Lyudmila ha ottenuto che i funerali del figlio si potessero svolgere a Mosca. La forza del suo gesto e la potenza della sua parola, in quanto MADRE di Aleksej Naval'nyj
Martedi, 05/03/2024 - Non una madre, ma LA MADRE Lyudmila. L’insuperato simbolo di forza silenziosa, vitale, coraggiosa che muove le montagne. E’ a lei che si deve, per questa sua capacità e senza alcun dubbio, che il funerale del figlio Navalny si sia tenuto a Mosca venerdì 27 febbraio. Il potere ha dovuto 'concederlo'.
Mettendo a rischio il proprio futuro, migliaia di russi hanno partecipato alle esequie e ancora continuano a recarsi al sepolcro per portare un fiore e una testimonianza. Ancora oggi e chissà per quanto.
Lyudmila Navalnaya col suo silenzio, infranto solo da un deciso diniego, ha detto no alle proposte inaccettabili, ai ricatti e alle minacce degli uomini di Vladimir Putin. No ad una sepoltura segreta, nel gelo, nel silenzio e nella solitudine della colonia penale situata nella regione artica, dove si è recata subito dopo la notizia della morte del figlio.

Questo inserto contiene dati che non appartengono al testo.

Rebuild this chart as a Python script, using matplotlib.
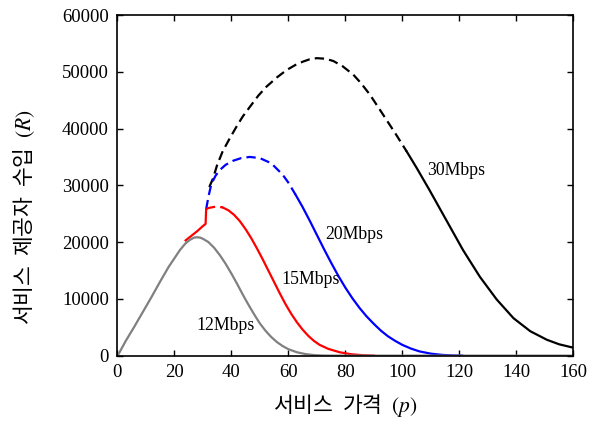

La sua richiesta, ripetuta, è stata quella di un funerale a Mosca per suo figlio, che solo una settimana prima (il 12 febbraio) aveva incontrato trovandolo ”pieno di via”. E poi l’accettazione di firmare il certificato di morte solo dopo aver ottenuto di vedere il corpo del suo Navalny su cui, tra l’altro, avevano minacciato di infierire intimandole una complicità di fatto, se voleva vederlo.
Il silenzio, oltre l’essenziale, resistenza alle proposte inaccettabili, omertose, ricattatorie a cui Lyudmila ha risposto rivolgendosi a Putin in prima persona: perché le restituisse il corpo del figlio concedendogli la dovuta, degna sepoltura a Mosca.
E’ così che ha ottenuto quel che voleva.
Lyudmila LA MADRE, che in contemporanea a Yulia, la moglie, che dall’estero esprimeva il suo amore per il marito e dichiarava di essere pronta per prenderne il posto nella lotta, mano nella mano col padre di Navalny ha continuato la sua lotta potente.
L’ha spuntata, così, su una macchina repressiva spietata, riuscendo tra mille inciampi a vedere svolgersi il funerale a Mosca, nel quartiere dove Aleksej ha vissuto a lungo, un funerale a cui hanno partecipato alcune migliaia di russi. Donne e uomini per i quali la presenza al funerale significa rischiare molto: essere identificati e messi sotto il mirino della repressione, forse perdere il lavoro e tutto il peggio che può accadere a chi si oppone a Putin.
Ma se sono i fatti quelli che contano, da cronaca e racconto, i funerali di Aleksej Naval'nyj un giorno saranno storia. Una storia legata all’orrore della repressione, ma che non può che sottolineare ed evidenziare cosa possa “valere” una parola vissuta, come quella di Madre. E questo con un particolare plusvalore e un risultato non casuale proprio in Russia, forse unico paese che nella storia si è definito “La grande Madre Russia", appunto.
Il Paese che del romanzo ”La Madre”, pubblicato nel 1907, ha fatto uno dei testi più importanti e significativi della propria storia e di cui, non trascurabile elemento, Maksim Gorkij è autore oltre che politico considerato padre del realismo socialista. Pelajeia, protagonista del romanzo, rappresenta una figura di MADRE con tratti che ricordano non poco Lyudmila. Entrambe, con i figli e insieme ai figli, contro l’ingiustizia del potere: quello degli Zar per Pelajeia, contro gli operai in rivolta alla vigilia della Rivoluzione del 1905-1907, quello del nuovo Zar Putin nel 2024 per Lyudmila.
LA MADRE dunque, che quando viene interpretata con la forza che arriva a ricordare il primitivo simbolo della Madre Terra, porta in sè una forza difficilmente traducibile in spiegazioni semplici sui risultati che raggiunge. Ma proprio perché sono avvenimenti feroci, terribilmente reali e concreti quelli che hanno riguardato la morte di Navalny, allora alcune sue parole strategiche, rivolte a chi lo ha seguito per anni, a cui peraltro si è attenuta in primis Lyudmila Navalnaya, possono utilmente essere citate riportandoci alla gravità dei fatti. “Non manifestate solidarietà a me ripetendo che siamo tornati ai tempi di Stalin. Concentratevi su un solo pensiero, davvero importante: cosa posso fare personalmente per resistere? Ricordate: non c’è vergogna nella scelta di resistere, ma c’è n’è molta nel non far nulla (Aleksej Naval'nyj)”.